C’è una grande dose di nuova fiducia nel futuro nel diario di padre Maccalli, un’eredità preziosa.

Da una terra molto speciale

Rimanendo legati agli effetti di questo lungo periodo segnato dal Covid-19, vale la pena segnalare, a due anni dal primo lockdown italiano, La pandemia in Terra Santa. Diario di un francescano, uscito nella seconda metà del 2021 per Edizioni Terra Santa.

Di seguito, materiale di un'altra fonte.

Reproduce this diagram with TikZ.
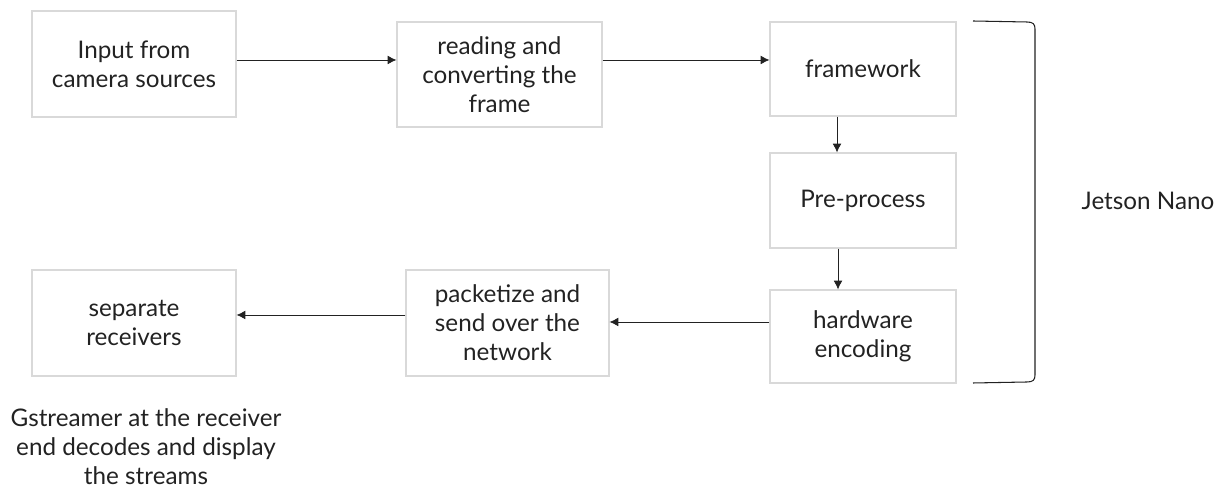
\documentclass[tikz,border=0pt]{standalone}
\usepackage{fontspec}
\setmainfont{Lato}
\usepackage{tikz}
\usetikzlibrary{arrows.meta}

\definecolor{boxgray}{HTML}{D9D9D9}
\definecolor{txtgray}{HTML}{222222}

\begin{document}
\begin{tikzpicture}[x=0.02cm, y=-0.02cm,
		stage/.style={draw=boxgray, line width=0.6pt, align=center, text=txtgray,
			font=\fontsize{13.8}{16.5}\selectfont, inner sep=0pt},
		flow/.style={-{Latex[length=5pt, width=5pt]}, draw=txtgray, line width=0.5pt}]
		\useasboundingbox (0, 0) rectangle (1232, 492);

		\node[stage, minimum width=204*0.02cm, minimum height=106*0.02cm] (input) at (134, 64) {Input from\\camera sources};
		\node[stage, minimum width=205*0.02cm, minimum height=105*0.02cm] (reading) at (499.5, 74.5) {reading and\\converting the\\frame};
		\node[stage, minimum width=186*0.02cm, minimum height=94*0.02cm] (framework) at (863, 69) {framework};
		\node[stage, minimum width=186*0.02cm, minimum height=95*0.02cm] (preproc) at (863, 200.5) {Pre-process};
		\node[stage, minimum width=186*0.02cm, minimum height=93*0.02cm] (encoding) at (863, 336.5) {hardware\\encoding};
		\node[stage, minimum width=203*0.02cm, minimum height=106*0.02cm] (packet) at (507.5, 323) {packetize and\\send over the\\network};
		\node[stage, minimum width=204*0.02cm, minimum height=106*0.02cm] (receivers) at (134, 323) {separate\\receivers};

		\draw[flow] (input.east |- 0, 60) -- (reading.west |- 0, 60);
		\draw[flow] (reading.east |- 0, 60) -- (framework.west |- 0, 60);
		\draw[flow] (framework.south -| 837, 0) -- (preproc.north -| 837, 0);
		\draw[flow] (preproc.south -| 838, 0) -- (encoding.north -| 838, 0);
		\draw[flow] (encoding.west |- 0, 322) -- (packet.east |- 0, 322);
		\draw[flow] (packet.west |- 0, 315) -- (receivers.east |- 0, 315);

		% bracket round the Jetson side
		\draw[txtgray, line width=0.6pt] (973, 21) -- (1027, 22) .. controls (1033, 22) and (1035, 24) .. (1035, 29)
			-- (1035, 375) .. controls (1035, 380) and (1033, 382) .. (1027, 382) -- (973, 383);
		\node[text=txtgray, font=\fontsize{13.8}{16.5}\selectfont] (jetson) at (1148, 201) {Jetson Nano};

		\node[text=txtgray, align=center, font=\fontsize{13.8}{16.5}\selectfont] (gst) at (146, 447) {Gstreamer at the receiver\\end decodes and display\\the streams};
	\end{tikzpicture}
\end{document}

A scriverlo è stato padre Ibrahim Faltas, frate francescano che vive a Gerusalemme. Attualmente è direttore delle scuole della Custodia di Terra Santa ed è stato vice parroco a Betlemme, parroco a Gerusalemme e responsabile dello status quo della basilica della Natività. «Il mio diario – spiega il religioso – racconta l’esperienza di quest’anno di pandemia. Noi francescani abbiamo continuato la nostra missione in Terra Santa senza mai fermarci, per dare un messaggio di speranza e di attesa di un nuovo futuro». Ci sono ricordi, appunti e immagini, che vanno dalla Pasqua 2020 alla Pasqua 2021: due date fortemente simboliche. La prima è stata una festa umiliata e dimessa con celebrazioni cancellate, santuari vuoti, la gente chiusa in casa e le comunità francescane rinserrate nei conventi. E poi i morti, i malati, la paura. Un anno dopo: tanti fedeli locali e lavoratori migranti che respirano nuovamente la gioia di camminare da Betfage a Gerusalemme per celebrare i riti del tempo pasquale in presenza, nel calore e nella condivisione dei fratelli di fede.

Anche se non tutto è alle nostre spalle, il diario di padre Faltas è una lettura utile per osservare da un altro punto di vista quello che tutti quasi ovunque abbiamo subìto e vissuto. Però, farlo dalla Terra Santa che, per definizione, è il luogo della Resurrezione, ha un sapore intenso e anche un po’ consolante. Il filo che lega le pagine scritte dal francescano è chiaro: la speranza non deve mai cedere il passo allo sconforto.